Norman Abrams

2006-2007

Norman Abrams became acting chancellor of UCLA on July 1, 2006. A professor in the UCLA School of Law, Abrams has been a member of the UCLA family since 1959. He teaches and writes in the areas of federal criminal law, anti-terrorism law and evidence.

From 1991 to 2001, Abrams served as UCLA’s vice chancellor of academic personnel, overseeing faculty appointments and promotions on the campus. He served as interim dean of the law school from 2003 to 2004, and earlier had served as associate dean, from 1989 to 1991.

The fourth edition of Abrams’ groundbreaking casebook on federal criminal law, Federal Criminal Law and Its Enforcement (with Beale), was published in 2006. Another of his books, Anti-Terrorism and Criminal Enforcement, (2nd ed., 2005), is the first casebook to deal comprehensively with the rapidly evolving field of anti-terrorism law and the criminal enforcement process. He is also a co-author of Evidence — Cases and Materials, 9th ed. (with Berger, Mansfield, and Weinstein).

A native of Chicago, Abrams holds A.B. and J.D. degrees from the University of Chicago. While a student, he was editor-in-chief of the University of Chicago Law Review.

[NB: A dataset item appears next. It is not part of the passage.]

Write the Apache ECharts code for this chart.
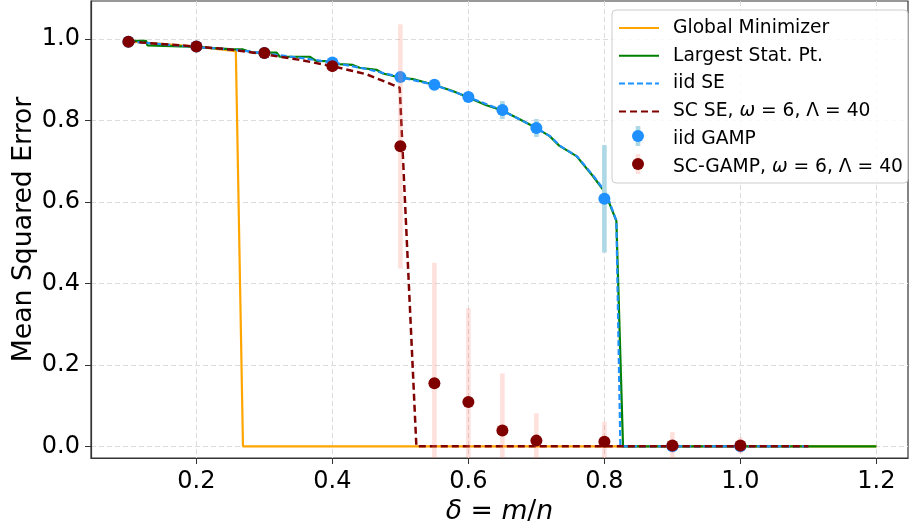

Before joining UCLA, he served as an associate in law at Columbia University Law School and as a research associate and director of the Harvard-Brandeis Cooperative Research for Israel’s Legal Development at the Harvard Law School. While on leave from UCLA in 1966-67, he served as a special assistant to the Attorney General of the United States in the Criminal Division of the U.S. Department of Justice.